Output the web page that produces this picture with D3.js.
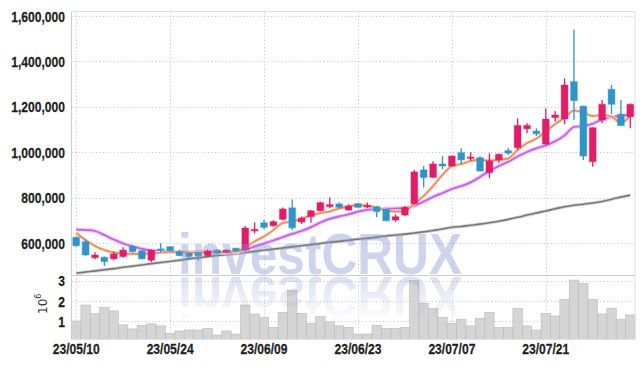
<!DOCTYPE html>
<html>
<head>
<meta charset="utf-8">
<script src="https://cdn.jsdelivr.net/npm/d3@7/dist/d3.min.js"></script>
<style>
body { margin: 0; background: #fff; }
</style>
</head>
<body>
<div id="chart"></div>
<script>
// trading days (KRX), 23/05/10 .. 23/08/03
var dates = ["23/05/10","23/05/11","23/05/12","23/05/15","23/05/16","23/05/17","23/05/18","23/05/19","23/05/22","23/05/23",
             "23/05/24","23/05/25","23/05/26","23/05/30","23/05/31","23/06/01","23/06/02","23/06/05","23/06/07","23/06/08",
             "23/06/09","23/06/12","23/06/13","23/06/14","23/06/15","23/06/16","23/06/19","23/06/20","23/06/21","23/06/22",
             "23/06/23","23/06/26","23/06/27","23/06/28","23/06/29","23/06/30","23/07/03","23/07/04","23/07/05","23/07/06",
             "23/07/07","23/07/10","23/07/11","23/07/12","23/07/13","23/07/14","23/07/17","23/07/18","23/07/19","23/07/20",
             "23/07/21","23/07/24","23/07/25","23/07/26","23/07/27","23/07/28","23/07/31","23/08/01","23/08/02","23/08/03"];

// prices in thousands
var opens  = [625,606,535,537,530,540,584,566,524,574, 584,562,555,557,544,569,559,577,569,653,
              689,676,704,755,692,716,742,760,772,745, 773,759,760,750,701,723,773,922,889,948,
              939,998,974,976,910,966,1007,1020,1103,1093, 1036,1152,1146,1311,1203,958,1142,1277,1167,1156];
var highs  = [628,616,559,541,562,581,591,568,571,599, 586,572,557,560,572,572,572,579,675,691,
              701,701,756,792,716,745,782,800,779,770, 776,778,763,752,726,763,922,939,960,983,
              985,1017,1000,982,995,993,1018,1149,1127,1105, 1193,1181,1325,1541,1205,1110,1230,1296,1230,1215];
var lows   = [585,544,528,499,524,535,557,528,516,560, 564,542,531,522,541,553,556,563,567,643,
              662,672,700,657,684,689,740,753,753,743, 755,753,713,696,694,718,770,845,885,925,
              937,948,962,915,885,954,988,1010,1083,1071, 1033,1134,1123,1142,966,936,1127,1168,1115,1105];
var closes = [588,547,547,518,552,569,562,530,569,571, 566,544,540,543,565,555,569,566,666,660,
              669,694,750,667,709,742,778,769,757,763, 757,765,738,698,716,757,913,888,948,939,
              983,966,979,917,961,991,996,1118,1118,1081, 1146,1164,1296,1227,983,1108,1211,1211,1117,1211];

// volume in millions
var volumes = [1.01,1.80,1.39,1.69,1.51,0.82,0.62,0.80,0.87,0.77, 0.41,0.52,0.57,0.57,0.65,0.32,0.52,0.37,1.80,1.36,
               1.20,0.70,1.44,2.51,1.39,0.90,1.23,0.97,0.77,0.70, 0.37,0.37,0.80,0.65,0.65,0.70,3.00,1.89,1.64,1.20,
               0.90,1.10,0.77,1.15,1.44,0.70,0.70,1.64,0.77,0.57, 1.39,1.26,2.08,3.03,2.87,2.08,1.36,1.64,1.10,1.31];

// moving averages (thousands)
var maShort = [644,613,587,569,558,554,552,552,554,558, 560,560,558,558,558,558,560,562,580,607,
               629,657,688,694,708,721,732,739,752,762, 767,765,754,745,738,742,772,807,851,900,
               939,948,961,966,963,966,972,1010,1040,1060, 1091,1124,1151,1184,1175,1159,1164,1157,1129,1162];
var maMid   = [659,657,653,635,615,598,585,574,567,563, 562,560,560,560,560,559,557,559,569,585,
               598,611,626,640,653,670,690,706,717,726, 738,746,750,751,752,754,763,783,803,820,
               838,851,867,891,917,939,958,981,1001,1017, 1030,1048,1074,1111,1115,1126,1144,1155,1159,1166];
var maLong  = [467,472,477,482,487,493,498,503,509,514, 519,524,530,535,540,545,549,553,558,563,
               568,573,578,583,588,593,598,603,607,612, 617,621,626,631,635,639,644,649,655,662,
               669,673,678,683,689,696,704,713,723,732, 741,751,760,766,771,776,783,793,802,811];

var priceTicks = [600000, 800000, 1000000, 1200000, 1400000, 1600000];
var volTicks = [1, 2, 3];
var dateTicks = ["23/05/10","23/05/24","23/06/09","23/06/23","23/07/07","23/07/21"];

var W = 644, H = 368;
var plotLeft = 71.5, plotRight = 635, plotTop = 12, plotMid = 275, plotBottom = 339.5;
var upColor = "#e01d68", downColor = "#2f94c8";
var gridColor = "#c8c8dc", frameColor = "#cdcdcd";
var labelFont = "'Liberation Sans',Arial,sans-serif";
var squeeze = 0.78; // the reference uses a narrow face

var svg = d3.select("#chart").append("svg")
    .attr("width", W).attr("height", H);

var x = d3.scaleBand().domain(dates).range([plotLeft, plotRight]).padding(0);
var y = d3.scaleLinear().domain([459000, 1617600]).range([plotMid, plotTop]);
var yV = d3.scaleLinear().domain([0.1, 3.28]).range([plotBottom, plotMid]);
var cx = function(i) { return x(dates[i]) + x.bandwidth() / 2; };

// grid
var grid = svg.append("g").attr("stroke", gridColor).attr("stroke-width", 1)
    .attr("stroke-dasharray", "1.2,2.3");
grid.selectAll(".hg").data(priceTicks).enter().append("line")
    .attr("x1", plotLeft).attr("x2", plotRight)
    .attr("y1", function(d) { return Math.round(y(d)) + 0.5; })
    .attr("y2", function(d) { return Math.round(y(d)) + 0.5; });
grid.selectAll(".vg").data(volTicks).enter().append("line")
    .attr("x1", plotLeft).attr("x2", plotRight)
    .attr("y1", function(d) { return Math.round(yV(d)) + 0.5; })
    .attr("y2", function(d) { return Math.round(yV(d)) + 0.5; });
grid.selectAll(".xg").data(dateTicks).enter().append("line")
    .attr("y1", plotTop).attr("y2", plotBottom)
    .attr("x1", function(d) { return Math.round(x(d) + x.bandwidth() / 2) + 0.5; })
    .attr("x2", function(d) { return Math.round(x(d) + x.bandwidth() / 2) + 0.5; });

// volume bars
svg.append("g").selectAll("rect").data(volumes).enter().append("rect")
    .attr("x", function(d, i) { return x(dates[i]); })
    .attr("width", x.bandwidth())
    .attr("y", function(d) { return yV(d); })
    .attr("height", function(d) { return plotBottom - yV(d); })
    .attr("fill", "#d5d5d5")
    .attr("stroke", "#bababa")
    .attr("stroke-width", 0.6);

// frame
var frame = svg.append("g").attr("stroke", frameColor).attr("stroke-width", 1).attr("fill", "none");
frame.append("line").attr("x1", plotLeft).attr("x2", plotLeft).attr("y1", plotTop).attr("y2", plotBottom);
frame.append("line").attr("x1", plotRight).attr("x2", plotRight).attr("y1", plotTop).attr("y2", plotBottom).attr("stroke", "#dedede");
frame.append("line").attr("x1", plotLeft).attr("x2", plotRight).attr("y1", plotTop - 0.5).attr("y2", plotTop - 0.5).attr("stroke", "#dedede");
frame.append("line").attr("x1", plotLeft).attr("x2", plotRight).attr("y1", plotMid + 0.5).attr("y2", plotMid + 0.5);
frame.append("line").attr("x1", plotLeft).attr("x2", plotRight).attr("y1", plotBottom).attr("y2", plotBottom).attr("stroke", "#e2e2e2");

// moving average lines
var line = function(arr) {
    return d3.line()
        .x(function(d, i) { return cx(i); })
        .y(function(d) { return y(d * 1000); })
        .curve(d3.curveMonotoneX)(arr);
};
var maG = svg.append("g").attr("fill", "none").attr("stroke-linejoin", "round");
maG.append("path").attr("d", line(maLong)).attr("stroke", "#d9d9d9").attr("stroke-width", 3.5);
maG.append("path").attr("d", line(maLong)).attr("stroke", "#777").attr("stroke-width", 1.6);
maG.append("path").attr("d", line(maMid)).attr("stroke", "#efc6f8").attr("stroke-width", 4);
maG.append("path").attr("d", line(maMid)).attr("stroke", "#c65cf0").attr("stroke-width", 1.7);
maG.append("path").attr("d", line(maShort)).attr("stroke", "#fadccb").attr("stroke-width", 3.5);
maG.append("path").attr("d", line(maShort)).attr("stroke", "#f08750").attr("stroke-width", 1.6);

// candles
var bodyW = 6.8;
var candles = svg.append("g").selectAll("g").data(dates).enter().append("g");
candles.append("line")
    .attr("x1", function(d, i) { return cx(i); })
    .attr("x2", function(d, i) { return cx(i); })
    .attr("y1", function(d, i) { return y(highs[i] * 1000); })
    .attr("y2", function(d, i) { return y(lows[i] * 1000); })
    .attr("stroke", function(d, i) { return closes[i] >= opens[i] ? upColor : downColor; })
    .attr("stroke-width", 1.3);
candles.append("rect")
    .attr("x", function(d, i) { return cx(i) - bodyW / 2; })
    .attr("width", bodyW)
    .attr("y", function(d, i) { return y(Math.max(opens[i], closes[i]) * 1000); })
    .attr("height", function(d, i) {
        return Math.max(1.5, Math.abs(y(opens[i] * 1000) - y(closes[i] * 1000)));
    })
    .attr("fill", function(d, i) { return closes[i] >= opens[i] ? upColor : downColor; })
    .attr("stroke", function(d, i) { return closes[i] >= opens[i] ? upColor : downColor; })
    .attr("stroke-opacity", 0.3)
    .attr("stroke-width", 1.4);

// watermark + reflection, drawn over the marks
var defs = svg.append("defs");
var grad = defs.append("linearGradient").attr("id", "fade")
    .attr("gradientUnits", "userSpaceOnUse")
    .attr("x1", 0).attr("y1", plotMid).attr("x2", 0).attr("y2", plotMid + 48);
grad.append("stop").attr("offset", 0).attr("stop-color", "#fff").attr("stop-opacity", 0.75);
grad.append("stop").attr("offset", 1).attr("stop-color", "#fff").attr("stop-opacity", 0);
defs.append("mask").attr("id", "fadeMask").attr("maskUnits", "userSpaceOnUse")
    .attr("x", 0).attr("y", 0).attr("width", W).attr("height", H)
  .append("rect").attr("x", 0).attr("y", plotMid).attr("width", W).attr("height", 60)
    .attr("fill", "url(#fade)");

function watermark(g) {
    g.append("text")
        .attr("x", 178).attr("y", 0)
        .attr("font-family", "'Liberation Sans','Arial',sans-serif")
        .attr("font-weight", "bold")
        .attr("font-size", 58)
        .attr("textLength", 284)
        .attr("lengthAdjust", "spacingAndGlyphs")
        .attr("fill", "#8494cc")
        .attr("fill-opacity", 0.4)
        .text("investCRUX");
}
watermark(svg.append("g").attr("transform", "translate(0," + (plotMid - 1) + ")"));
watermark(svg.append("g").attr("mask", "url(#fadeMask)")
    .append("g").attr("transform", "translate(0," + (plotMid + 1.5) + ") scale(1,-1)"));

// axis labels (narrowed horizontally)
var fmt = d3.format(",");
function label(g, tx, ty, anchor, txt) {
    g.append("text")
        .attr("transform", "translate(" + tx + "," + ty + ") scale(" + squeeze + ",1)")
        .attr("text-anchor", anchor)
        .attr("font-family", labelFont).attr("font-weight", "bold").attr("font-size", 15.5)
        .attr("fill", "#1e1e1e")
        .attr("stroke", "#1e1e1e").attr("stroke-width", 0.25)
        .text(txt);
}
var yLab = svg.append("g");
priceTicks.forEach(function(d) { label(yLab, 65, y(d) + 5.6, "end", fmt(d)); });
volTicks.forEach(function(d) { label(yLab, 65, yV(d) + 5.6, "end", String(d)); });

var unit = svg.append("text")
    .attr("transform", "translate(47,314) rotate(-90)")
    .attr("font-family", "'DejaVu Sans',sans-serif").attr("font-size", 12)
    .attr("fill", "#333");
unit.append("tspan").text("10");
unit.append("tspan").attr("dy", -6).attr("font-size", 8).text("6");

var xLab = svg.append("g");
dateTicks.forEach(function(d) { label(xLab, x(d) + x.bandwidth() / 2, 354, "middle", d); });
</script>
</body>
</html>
________________________
**WHAT YOU ARE ASKED TO DO:**
Read the data above. Pull out each line in which the string "picture" appears.

**FINISHED ANSWER:**
Output the web page that produces this picture with D3.js.

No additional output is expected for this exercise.